## Source code of charts
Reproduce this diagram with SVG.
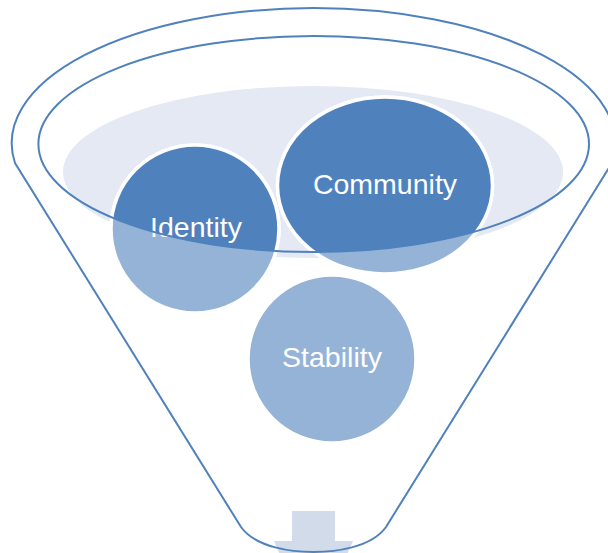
<svg xmlns="http://www.w3.org/2000/svg" width="608" height="553" viewBox="0 0 608 553">
  <style>
    .outline { fill: none; stroke: #4F81BD; stroke-width: 2; }
    .light { fill: #95B3D7; stroke: #FFFFFF; stroke-width: 3.5; }
    .dark { fill: #4F81BD; stroke: #FFFFFF; stroke-width: 3.5; }
    .label { font-family: "Liberation Sans", Arial, sans-serif; font-size: 28.5px; fill: #FFFFFF; text-anchor: middle; }
  </style>
  <defs>
    <clipPath id="mouth">
      <ellipse cx="313.7" cy="144" rx="275.3" ry="108"/>
    </clipPath>
  </defs>
  <rect width="608" height="553" fill="#FFFFFF"/>

  <g id="funnel-back">
    <ellipse cx="313" cy="172" rx="250" ry="86" fill="#E4E9F3"/>
    <polygon points="292,511 335,511 335,541 353,541 313.5,630 274,541 292,541" fill="#D1DBEA"/>
  </g>

  <g id="node-identity">
    <circle class="light" cx="195" cy="229" r="84"/>
    <circle class="dark" cx="195" cy="229" r="84" clip-path="url(#mouth)"/>
    <text class="label" x="196" y="237">Identity</text>
  </g>

  <g id="node-community">
    <ellipse class="light" cx="385" cy="185.5" rx="107.5" ry="88.5"/>
    <ellipse class="dark" cx="385" cy="185.5" rx="107.5" ry="88.5" clip-path="url(#mouth)"/>
    <text class="label" x="385" y="194">Community</text>
  </g>

  <g id="node-stability">
    <circle class="light" cx="332" cy="359" r="84"/>
    <text class="label" x="332" y="367">Stability</text>
  </g>

  <g id="funnel-outline">
    <ellipse class="outline" cx="313.7" cy="144" rx="275.3" ry="108"/>
    <path class="outline" d="M 15 163 A 301.8 135 0 1 1 612 163 L 386 527 C 371 548 334 552 313.5 552 C 293 552 256 548 241 527 Z"/>
  </g>

  <g id="connectors"/>
</svg>
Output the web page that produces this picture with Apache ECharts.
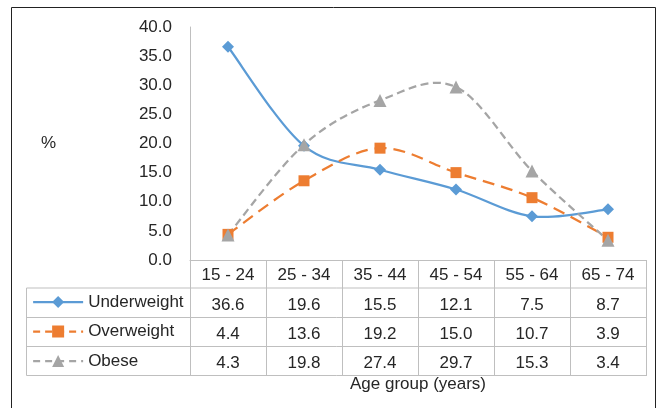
<!DOCTYPE html>
<html><head><meta charset="utf-8">
<script src="https://cdn.jsdelivr.net/npm/echarts@6/dist/echarts.min.js"></script>
<style>html,body{margin:0;padding:0;background:#fff}#c{width:659px;height:408px}</style>
</head><body><div id="c"></div>
<script>
var categories = ['15 - 24','25 - 34','35 - 44','45 - 54','55 - 64','65 - 74'];
var underweight = [36.6, 19.6, 15.5, 12.1, 7.5, 8.7];
var overweight = [4.4, 13.6, 19.2, 15.0, 10.7, 3.9];
var obese = [4.3, 19.8, 27.4, 29.7, 15.3, 3.4];
var yTicks = [0, 5, 10, 15, 20, 25, 30, 35, 40];
var seriesNames = ['Underweight', 'Overweight', 'Obese'];

var FONT = 'Liberation Sans, Arial, sans-serif';
var FS = 17;
var TXT = '#262626';
var GRID = {left: 190, right: 13, top: 27, bottom: 148};
var W = 659, H = 408;
var plotR = W - GRID.right;         // 646
var tableL = 26.5;
var rowLines = [288, 317.5, 346.5, 375.5];
var lineCol = '#BFBFBF';
var COLORS = ['#5B9BD5', '#ED7D31', '#A5A5A5'];
var DASHES = [null, [12, 7], [8, 4.5]];

var chart = echarts.init(document.getElementById('c'), null, {renderer: 'canvas'});

function rowAxis(vals, offset) {
  return {
    type: 'category', data: vals.map(function(v){return v.toFixed(1);}),
    position: 'bottom', offset: offset, gridIndex: 0,
    axisLine: {show: false}, axisTick: {show: false},
    axisLabel: {color: TXT, fontSize: FS, fontFamily: FONT, margin: 7, interval: 0}
  };
}

// Excel-like smoothed curve (Catmull-Rom style bezier) through the points, using library scales
function smoothSeries(name, vals, idx) {
  return {
    name: name + ' curve', type: 'custom', data: vals, z: 1, silent: true,
    renderItem: function(params, api) {
      if (params.dataIndex !== 0) return null;
      var p = vals.map(function(v, i){ return api.coord([i, v]); });
      var n = p.length;
      var d = 'M' + p[0][0] + ' ' + p[0][1];
      for (var i = 0; i < n - 1; i++) {
        var p0 = p[Math.max(i - 1, 0)], p1 = p[i], p2 = p[i + 1], p3 = p[Math.min(i + 2, n - 1)];
        var c1x = p1[0] + (p2[0] - p0[0]) / 6, c1y = p1[1] + (p2[1] - p0[1]) / 6;
        var c2x = p2[0] - (p3[0] - p1[0]) / 6, c2y = p2[1] - (p3[1] - p1[1]) / 6;
        d += ' C' + c1x + ' ' + c1y + ' ' + c2x + ' ' + c2y + ' ' + p2[0] + ' ' + p2[1];
      }
      return {
        type: 'path', shape: {pathData: d},
        style: {fill: null, stroke: COLORS[idx], lineWidth: 2.25, lineDash: DASHES[idx], lineCap: 'butt'}
      };
    }
  };
}

function markerSeries(name, vals, idx, symbol, size) {
  return {
    name: name, type: 'line', data: vals, z: 3,
    symbol: symbol, symbolSize: size, showAllSymbol: true,
    color: COLORS[idx],
    lineStyle: {opacity: 0, width: 2.25, color: COLORS[idx], type: DASHES[idx] || 'solid'},
    itemStyle: {color: COLORS[idx]}
  };
}

var graphics = [
  {type: 'rect', shape: {x: 11.5, y: 7.5, width: 644, height: 420}, style: {fill: null, stroke: '#222', lineWidth: 1}, silent: true},
  {type: 'line', shape: {x1: tableL, y1: rowLines[0], x2: tableL, y2: rowLines[3]}, style: {stroke: lineCol, lineWidth: 1}}
];
rowLines.forEach(function(y){
  graphics.push({type: 'line', shape: {x1: tableL, y1: y, x2: plotR, y2: y}, style: {stroke: lineCol, lineWidth: 1}});
});

chart.setOption({
  animation: false,
  textStyle: {fontFamily: FONT},
  grid: GRID,
  legend: {
    orient: 'vertical', left: 27, top: 288,
    itemWidth: 50, itemHeight: 15, itemGap: 11.5,
    textStyle: {color: TXT, fontSize: FS, fontFamily: FONT, lineHeight: 18},
    data: seriesNames.map(function(n, i){
      return {name: n, lineStyle: {opacity: 1, width: 2.25, color: COLORS[i], type: DASHES[i] ? [7, 5] : 'solid'}};
    })
  },
  xAxis: [
    {
      type: 'category', data: categories, boundaryGap: true,
      axisLine: {lineStyle: {color: lineCol, width: 1}},
      axisTick: {show: true, length: 116, lineStyle: {color: lineCol}},
      axisLabel: {color: TXT, fontSize: FS, fontFamily: FONT, margin: 7, interval: 0},
      name: 'Age group (years)', nameLocation: 'middle', nameGap: 116,
      nameTextStyle: {color: TXT, fontSize: FS, fontFamily: FONT}
    },
    rowAxis(underweight, 29.5),
    rowAxis(overweight, 58.5),
    rowAxis(obese, 87.5)
  ],
  yAxis: {
    type: 'value', min: yTicks[0], max: yTicks[yTicks.length - 1], interval: 5,
    axisLine: {show: true, lineStyle: {color: lineCol}},
    axisTick: {show: false},
    splitLine: {show: false},
    axisLabel: {color: TXT, fontSize: FS, fontFamily: FONT, margin: 18, formatter: function(v){return v.toFixed(1);}},
    name: '%', nameLocation: 'middle', nameRotate: 0, nameGap: 134,
    nameTextStyle: {color: TXT, fontSize: FS, fontFamily: FONT}
  },
  series: [
    smoothSeries('Underweight', underweight, 0),
    smoothSeries('Overweight', overweight, 1),
    smoothSeries('Obese', obese, 2),
    markerSeries('Underweight', underweight, 0, 'diamond', 12),
    markerSeries('Overweight', overweight, 1, 'rect', 11),
    markerSeries('Obese', obese, 2, 'triangle', 13)
  ],
  graphic: graphics
});
</script></body></html>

## Requirement
Collect the lines of the data that carry the word "this".

## Finished task
Reproduce this diagram with SVG.
Output the web page that produces this picture with Apache ECharts.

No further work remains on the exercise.